Of the the History Channel’s biggest recent hits has been the historical drama, Vikings, based on the legendary ninth century Norwegian, Ragnar Lothbrok. The History Channel has long been struggling for stronger ratings, and Vikings’ success has encouraged them to do more historical fiction.
Historians find historical fiction rather problematic, primarily because it relies on anachronism: the assumption that people in history thought just like us, even though they often didn’t. The creators want you to empathise with their characters, so you’ll keep watching the show. Historians are thus left with a quandary: we like historical fiction, because it encourages people to explore history, but it often portrays people from history inaccurately.
In Vikings, this is most clearly seen in Athelstan, a monk captured by Ragnar from the famous Lindisfarne monastery. By this time in real history, Celtic and Benedictine monks had recently converted most of Ireland, Wales and England. For example, the founder of Lindisfarne, St Aidan, converted the warrior-king, Oswald of Northumbria in the 600s. Northumbria had been pretty violent when Aidan got there, but monks had already converted lots of rather violent places by then anyway. Part of the reason the Vikings found it so easy in the 900s to raid monasteries, was because by then Christianity had brought so much peace to those areas, that monasteries were internally safe from attack.
If a real monk from Lindisfarne was captured and enslaved in Norway, he would have already been embedded in a religious culture proudly dedicated to successful mission, particularly in extremely violent areas. He would be thoroughly trained in conversing theologically with other worldviews, showing the comparative benefits of Christianity. And he would be standing on the recent historical reality of having seen Christianity radically transform his own society, from one of violence to one of relative peace.
So how does Athelstan go? This is perhaps best seen when he asks Ragnar’s friends about Valhalla. They proudly tell of its halls, where warriors kill each other every day, and then are resurrected to drink all night, before it starts all over again. Athelstan then asks them how they think the world was created, and they explain that it was created from the vanquished corpse of one of their gods, Ymir. They then contemptuously ask Athelstan how he thinks the world was created. We don’t hear Athelstan’s response – all we see is his bewildered expression, which implies, “How can my puny creation story compete with something as awesome as that?!”
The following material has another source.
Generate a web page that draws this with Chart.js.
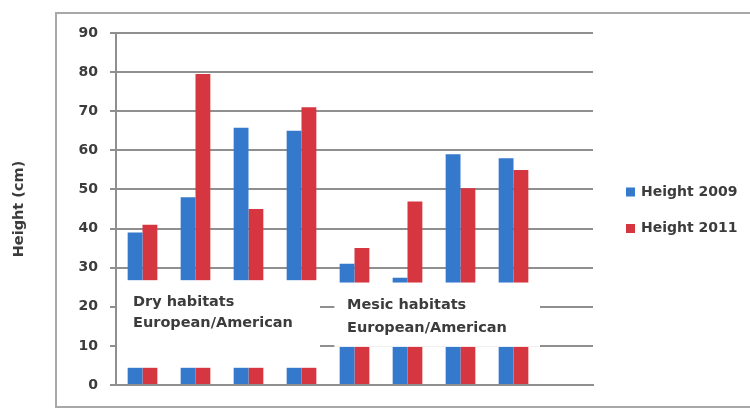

Plenty is historically accurate here: the description of Valhalla, and the Norse creation story; the early Viking contempt for the Christians they had just vanquished; their identifying violence with glory. But Athelstan’s attitude is just fanciful, historically. In real life, he would have been trained since a child how to answer the question confidently, drawing upon both Scripture and Christianity’s historical tradition. Christian Celtic monasticism framed creation as being the glorious explosion of the Trinity’s symbiotic love, to create a loving symbiosis between all of creation, and especially between all humanity, made in His image to reflect that symbiotic love. If Athelstan were a real monk, his embarrassed silence would be the exception, not the rule.
But Athelstan isn’t meant to represent a real monk. He’s meant to look like he does, but really, he’s there merely to suggest the Vikings had every right to show contempt for Christianity. That’s because the History Channel assumes its audience increasingly wants to show contempt for Christianity, and so will empathise with Vikings’ characters.
Historically, though, within 100 years of Ragnar, Scandinavia had become profoundly Christian. Indeed, the Norsemen had become Normans, and had begun building the greatest Christian cathedrals in history, all across western Europe. And that was not because the Vikings were forced into Christianity by vanquishing Christian kings – the Vikings were the ones doing the vanquishing. The vanquished Christians converted their vanquishers. That was because, when the Norse worldview was compared to the Christian worldview, the Vikings abandoned their old worldview in droves.
Sadly, people will watch Vikings uncritically, and will actually think they’re getting an accurate understanding of history. Their understanding might fit neatly with their pre-conceived prejudices, but it won’t be history. It’ll be fiction, dressed in faux-fur as fact.